# Data shown
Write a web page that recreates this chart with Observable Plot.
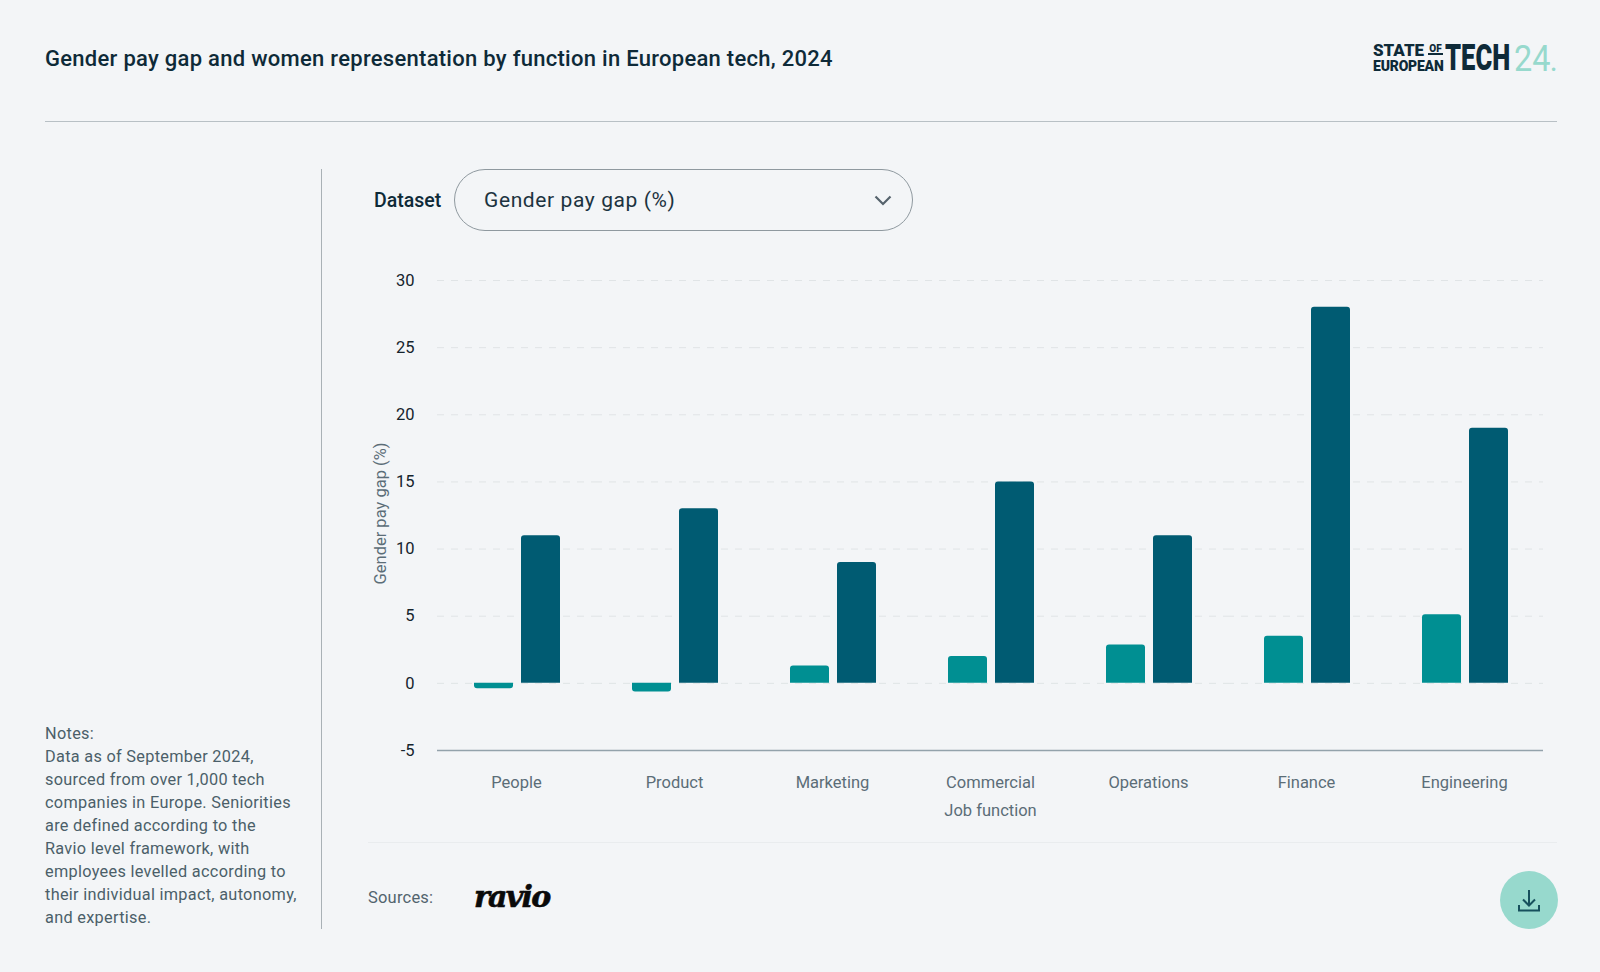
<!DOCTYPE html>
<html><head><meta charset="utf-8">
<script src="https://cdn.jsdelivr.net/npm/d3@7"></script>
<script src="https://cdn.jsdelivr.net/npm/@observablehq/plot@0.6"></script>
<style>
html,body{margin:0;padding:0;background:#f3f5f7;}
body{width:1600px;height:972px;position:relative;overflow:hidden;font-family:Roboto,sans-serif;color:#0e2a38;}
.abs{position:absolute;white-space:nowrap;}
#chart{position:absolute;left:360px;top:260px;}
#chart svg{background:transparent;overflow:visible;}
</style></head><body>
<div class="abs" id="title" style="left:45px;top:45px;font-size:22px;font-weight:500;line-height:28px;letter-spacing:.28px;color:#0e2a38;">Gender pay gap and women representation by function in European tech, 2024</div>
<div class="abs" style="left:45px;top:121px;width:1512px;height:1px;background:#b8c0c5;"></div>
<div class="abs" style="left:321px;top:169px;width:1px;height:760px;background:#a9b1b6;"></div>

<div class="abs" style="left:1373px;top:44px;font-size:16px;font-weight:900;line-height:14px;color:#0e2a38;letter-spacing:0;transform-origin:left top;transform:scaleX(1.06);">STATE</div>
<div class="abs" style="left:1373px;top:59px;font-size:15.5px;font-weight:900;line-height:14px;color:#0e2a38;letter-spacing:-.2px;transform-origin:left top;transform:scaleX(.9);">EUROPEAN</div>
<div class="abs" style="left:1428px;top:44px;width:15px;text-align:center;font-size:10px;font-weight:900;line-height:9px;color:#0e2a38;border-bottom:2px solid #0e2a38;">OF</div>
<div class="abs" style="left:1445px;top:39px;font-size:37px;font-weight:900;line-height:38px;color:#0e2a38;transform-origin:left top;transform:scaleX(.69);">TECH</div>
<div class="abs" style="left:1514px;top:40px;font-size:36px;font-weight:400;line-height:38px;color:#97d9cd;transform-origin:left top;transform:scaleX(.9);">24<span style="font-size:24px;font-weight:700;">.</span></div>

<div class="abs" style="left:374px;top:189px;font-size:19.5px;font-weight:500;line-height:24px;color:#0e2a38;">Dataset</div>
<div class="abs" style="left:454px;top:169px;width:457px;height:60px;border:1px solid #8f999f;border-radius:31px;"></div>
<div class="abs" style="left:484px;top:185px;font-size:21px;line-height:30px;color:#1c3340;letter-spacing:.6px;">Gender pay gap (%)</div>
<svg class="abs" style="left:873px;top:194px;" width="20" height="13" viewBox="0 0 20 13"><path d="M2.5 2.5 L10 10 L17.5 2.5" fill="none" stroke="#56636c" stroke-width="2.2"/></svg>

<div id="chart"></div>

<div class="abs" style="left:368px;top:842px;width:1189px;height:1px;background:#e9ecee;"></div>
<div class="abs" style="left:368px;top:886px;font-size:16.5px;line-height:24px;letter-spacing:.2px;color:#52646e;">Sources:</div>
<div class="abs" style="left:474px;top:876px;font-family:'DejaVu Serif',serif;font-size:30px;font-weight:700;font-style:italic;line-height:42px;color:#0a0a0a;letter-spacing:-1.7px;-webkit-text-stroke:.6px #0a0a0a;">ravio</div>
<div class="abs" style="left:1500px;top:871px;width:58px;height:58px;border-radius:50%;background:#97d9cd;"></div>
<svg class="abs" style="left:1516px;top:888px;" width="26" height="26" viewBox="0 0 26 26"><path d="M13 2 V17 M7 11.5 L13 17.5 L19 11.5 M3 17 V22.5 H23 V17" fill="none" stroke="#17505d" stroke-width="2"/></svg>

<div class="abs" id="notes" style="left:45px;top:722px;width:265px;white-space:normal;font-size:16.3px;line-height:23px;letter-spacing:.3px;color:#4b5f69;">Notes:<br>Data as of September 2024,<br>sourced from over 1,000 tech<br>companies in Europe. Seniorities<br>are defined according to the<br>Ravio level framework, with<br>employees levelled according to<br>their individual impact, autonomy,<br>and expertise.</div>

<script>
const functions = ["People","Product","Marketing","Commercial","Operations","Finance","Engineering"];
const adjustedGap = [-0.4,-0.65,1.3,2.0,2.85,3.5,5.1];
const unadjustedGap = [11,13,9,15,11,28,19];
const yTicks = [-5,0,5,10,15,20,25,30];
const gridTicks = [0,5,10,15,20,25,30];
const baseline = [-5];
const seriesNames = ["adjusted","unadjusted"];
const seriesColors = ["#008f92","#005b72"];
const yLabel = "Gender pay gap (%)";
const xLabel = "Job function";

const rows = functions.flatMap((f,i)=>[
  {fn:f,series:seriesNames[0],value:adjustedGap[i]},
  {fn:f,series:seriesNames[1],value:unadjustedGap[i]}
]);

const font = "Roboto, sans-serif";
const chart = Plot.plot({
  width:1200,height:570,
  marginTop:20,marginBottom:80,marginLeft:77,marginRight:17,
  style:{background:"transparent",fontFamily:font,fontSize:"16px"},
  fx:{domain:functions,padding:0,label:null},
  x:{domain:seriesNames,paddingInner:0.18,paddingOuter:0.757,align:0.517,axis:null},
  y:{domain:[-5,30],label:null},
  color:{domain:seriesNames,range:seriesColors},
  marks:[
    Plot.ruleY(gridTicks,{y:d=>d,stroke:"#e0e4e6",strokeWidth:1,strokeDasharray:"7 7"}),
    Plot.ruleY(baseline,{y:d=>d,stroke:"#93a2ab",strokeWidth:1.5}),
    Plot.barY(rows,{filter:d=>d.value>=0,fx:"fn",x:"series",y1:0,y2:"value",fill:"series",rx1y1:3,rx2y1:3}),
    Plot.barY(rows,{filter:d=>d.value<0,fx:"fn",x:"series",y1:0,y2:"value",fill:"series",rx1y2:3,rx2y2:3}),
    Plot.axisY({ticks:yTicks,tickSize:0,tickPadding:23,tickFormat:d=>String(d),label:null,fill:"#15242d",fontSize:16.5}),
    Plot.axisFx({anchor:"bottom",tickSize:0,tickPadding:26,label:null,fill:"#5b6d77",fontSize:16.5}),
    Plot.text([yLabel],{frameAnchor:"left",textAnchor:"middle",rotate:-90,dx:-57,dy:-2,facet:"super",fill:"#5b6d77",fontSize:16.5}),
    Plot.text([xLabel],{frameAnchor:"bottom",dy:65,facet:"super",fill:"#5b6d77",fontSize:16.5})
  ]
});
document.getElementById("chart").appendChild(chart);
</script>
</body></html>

* * *

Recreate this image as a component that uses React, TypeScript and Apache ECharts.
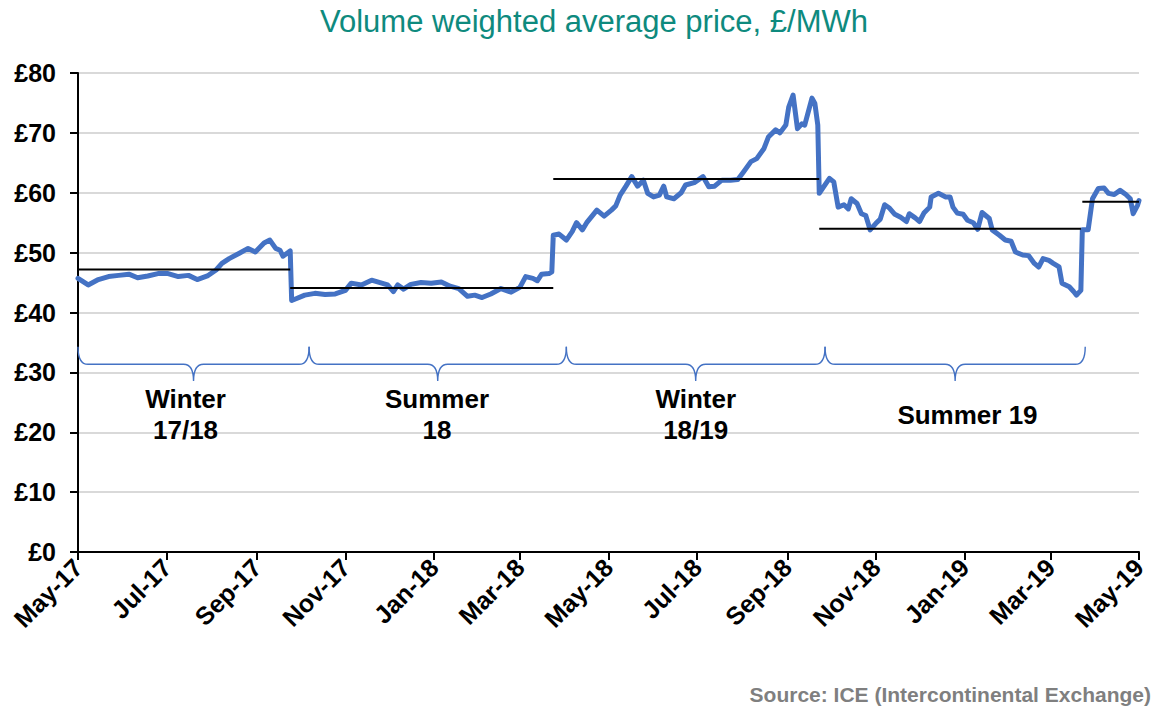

--

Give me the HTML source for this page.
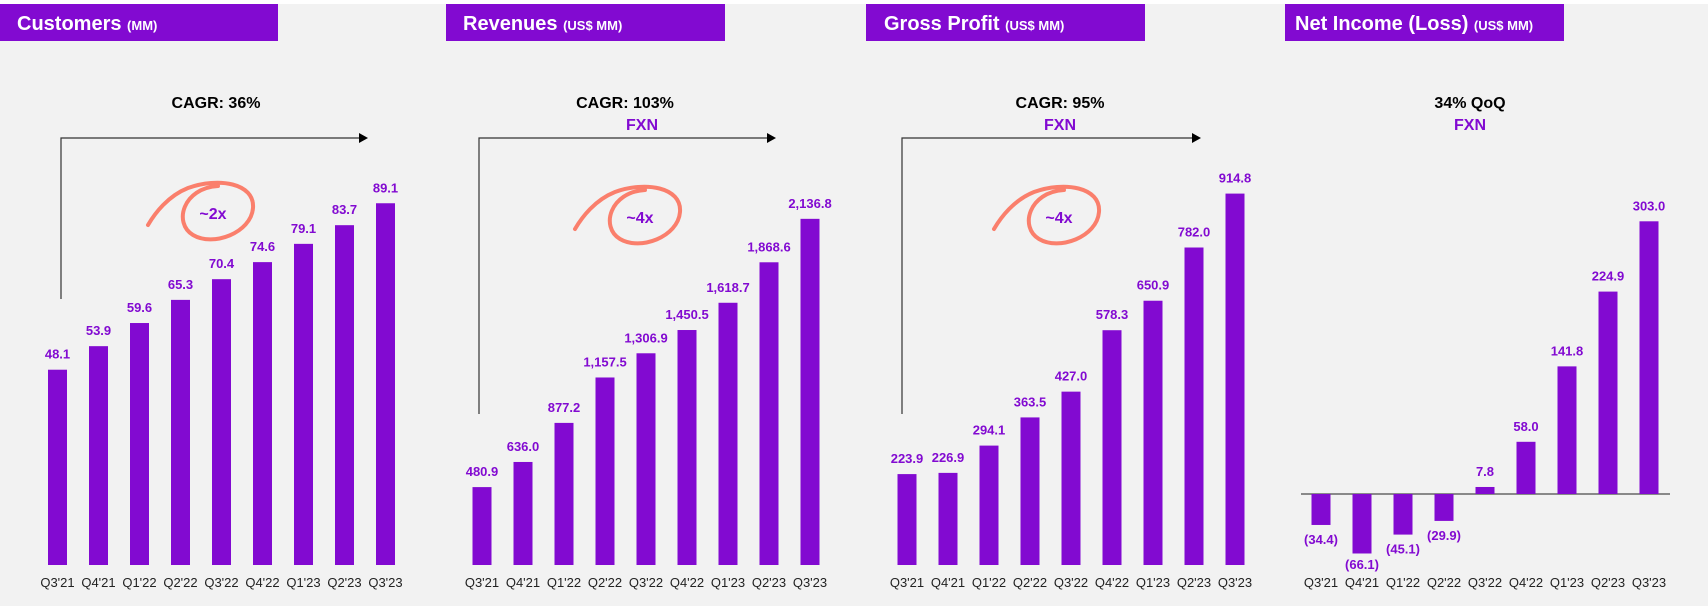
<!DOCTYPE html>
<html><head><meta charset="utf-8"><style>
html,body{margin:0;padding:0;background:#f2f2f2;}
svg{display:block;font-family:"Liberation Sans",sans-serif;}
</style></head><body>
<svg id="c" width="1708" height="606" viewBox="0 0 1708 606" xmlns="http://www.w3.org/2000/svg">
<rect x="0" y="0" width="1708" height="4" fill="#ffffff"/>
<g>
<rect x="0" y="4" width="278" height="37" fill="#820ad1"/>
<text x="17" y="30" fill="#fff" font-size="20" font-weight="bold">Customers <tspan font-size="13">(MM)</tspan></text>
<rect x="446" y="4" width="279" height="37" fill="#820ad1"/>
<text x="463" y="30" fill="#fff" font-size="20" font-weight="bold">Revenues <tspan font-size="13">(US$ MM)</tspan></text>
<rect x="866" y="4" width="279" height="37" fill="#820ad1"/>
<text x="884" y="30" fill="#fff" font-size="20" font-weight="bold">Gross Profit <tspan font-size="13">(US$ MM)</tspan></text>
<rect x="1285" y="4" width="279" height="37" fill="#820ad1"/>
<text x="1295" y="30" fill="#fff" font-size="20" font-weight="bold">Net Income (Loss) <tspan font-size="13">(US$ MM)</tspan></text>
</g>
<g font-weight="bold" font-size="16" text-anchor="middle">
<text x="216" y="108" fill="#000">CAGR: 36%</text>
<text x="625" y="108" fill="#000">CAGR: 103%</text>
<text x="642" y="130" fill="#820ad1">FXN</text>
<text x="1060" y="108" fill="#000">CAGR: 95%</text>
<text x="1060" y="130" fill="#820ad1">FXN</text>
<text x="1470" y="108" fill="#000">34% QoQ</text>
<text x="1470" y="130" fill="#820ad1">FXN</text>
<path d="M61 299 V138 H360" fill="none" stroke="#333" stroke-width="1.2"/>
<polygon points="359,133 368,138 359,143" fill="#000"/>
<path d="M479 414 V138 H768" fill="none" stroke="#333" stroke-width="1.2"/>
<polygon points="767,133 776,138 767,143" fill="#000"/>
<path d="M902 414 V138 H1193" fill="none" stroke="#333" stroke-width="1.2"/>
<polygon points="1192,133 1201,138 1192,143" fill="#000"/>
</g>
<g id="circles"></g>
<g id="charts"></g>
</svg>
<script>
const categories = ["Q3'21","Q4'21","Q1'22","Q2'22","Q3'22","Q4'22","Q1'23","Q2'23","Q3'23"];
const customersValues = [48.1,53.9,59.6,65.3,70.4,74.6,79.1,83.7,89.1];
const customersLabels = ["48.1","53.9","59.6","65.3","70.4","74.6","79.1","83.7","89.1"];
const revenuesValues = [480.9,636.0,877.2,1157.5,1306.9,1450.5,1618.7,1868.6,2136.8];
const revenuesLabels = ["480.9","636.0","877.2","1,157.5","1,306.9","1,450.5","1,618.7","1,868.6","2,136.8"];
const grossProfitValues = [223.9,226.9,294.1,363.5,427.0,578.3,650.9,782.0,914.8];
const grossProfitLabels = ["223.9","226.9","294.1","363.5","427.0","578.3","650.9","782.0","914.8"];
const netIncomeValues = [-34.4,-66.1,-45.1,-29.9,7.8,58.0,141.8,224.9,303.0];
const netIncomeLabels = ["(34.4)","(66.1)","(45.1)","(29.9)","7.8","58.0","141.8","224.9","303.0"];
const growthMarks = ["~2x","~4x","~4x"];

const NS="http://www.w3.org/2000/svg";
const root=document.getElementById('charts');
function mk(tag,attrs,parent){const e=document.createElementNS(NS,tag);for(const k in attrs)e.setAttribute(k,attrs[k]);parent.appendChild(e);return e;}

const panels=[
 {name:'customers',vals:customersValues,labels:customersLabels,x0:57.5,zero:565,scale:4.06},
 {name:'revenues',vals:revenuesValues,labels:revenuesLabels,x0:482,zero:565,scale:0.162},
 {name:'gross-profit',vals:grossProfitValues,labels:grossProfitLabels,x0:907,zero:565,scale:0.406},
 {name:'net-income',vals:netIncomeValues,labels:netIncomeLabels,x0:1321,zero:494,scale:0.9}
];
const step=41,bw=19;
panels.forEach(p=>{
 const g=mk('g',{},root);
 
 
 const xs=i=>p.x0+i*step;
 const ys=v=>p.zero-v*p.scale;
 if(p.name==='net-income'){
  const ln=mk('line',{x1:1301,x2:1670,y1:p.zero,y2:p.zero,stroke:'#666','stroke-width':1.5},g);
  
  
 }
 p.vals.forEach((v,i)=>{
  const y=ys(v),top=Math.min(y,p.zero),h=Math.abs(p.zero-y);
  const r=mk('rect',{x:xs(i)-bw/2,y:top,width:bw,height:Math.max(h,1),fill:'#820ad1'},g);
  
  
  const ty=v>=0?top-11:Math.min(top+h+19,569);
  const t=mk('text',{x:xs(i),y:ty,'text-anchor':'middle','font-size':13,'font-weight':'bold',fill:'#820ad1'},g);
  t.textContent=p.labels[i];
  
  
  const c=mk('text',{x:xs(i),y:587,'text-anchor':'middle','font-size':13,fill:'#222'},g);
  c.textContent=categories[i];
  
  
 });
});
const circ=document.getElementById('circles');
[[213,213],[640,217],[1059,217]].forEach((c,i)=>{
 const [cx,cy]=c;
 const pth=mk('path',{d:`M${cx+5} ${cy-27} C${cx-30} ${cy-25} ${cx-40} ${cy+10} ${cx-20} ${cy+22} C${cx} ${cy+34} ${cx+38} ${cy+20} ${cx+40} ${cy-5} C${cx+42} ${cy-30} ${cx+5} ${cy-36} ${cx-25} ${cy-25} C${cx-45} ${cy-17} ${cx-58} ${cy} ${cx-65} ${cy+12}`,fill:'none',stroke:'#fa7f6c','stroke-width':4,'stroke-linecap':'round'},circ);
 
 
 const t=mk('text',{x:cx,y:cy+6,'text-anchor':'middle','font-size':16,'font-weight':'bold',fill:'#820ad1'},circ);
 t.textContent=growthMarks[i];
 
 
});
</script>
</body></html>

# Requirement
Note how many lines in the material hold the word "this", and give that number with nothing added.

# Problem solution
3